Dopo una notte di meritato riposo arriva il momento di “scendere in pista” a bordo di uno xe om, il mototaxi, una moto di piccola cilindrata 110 o 150 cc il cui conducente, dopo averti fornito di un casco modello “berrettino da spiaggia”, è ben felice di dimostrarti la sua perizia di centauro e condurti nel più breve tempo possibile a destinazione.

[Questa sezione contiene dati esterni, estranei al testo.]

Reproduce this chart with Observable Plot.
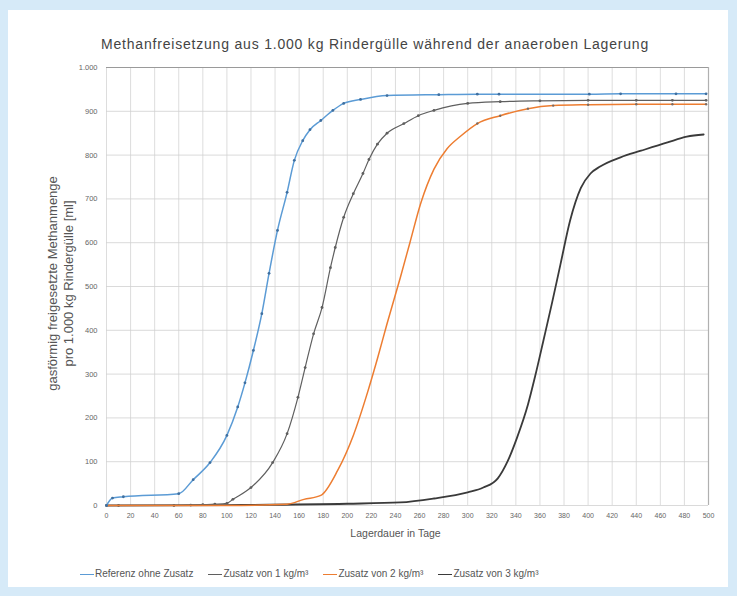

La destinazione è il distretto di Cu Chi a circa 50 chilometri dalla Capitale, luogo simbolo della tenacia del popolo vietnamita. In quest’ area rurale i contadini dei villaggi organizzarono forme di resistenza all’esercito statunitense che prevedevano l’utilizzo di una complessa rete di gallerie sotterranee. Decine di chilometri di cunicoli che permettevano ai vietcong di portare rapidi attacchi agli americani e ‘’scomparire’’ letteralmente dopo l’azione. Le entrate della rete di gallerie erano accuratamente mimetizzate e la foresta in superficie disseminata di rudimentali ma efficaci trappole realizzate con canne appuntite di bambù. Su Cu Chi gli statunitensi riversarono tonnellate di bombe, defoglianti chimici e Napalm, distrussero decine di villaggi. Ancora oggi nella foresta sono visibili i crateri delle bombe sganciate dai B52 e le carcasse dei tank americani messi fuori combattimento dalle mine artigianali dei vietcong.
Ma la Repubblica socialista del Vietnam è terra di contrasti e contraddizioni. Basta percorrere ancora una ventina di chilometri e, giunti nella città di Tay Ninh, ci si imbatte nel Grande Tempio Cao Dai, la cosiddetta Santa Sede del caodaismo. L’edificio, caratterizzato da una cupola che vuole simboleggiare il paradiso e al cui centro è raffigurato l’occhio divino, è davvero singolare. Ma ancor più singolare e’ la filosofia di questa setta religiosa che venera e riconosce quali profeti del Divino, Confucio, Buddha, Maometto, Gesù e Mosè e il cui clero si tiene in contatto, tramite sedute spiritiche con gli spiriti di Giovanna D’Arco, Lenin, Shakespeare , Victor Hugo ed altri ‘’grandi uomini’’.
Ma a tanta confusione di profeti e di spiriti fa da contraltare un’organizzazione quasi maniacale e militaresca delle funzioni religiose. I fedeli ammessi a pregare all’interno del tempo, sono rigidamente divisi per sesso e censo e disposti, secondo un ordine prestabilito, in grandi quadrati.
Tanto ordine, troppo. Non percepisco la spiritualità di molti altri luoghi sacri che ho visitato in giro per il mondo.
Esco in fretta, felice di immergermi di nuovo nel caos del traffico vietnamita.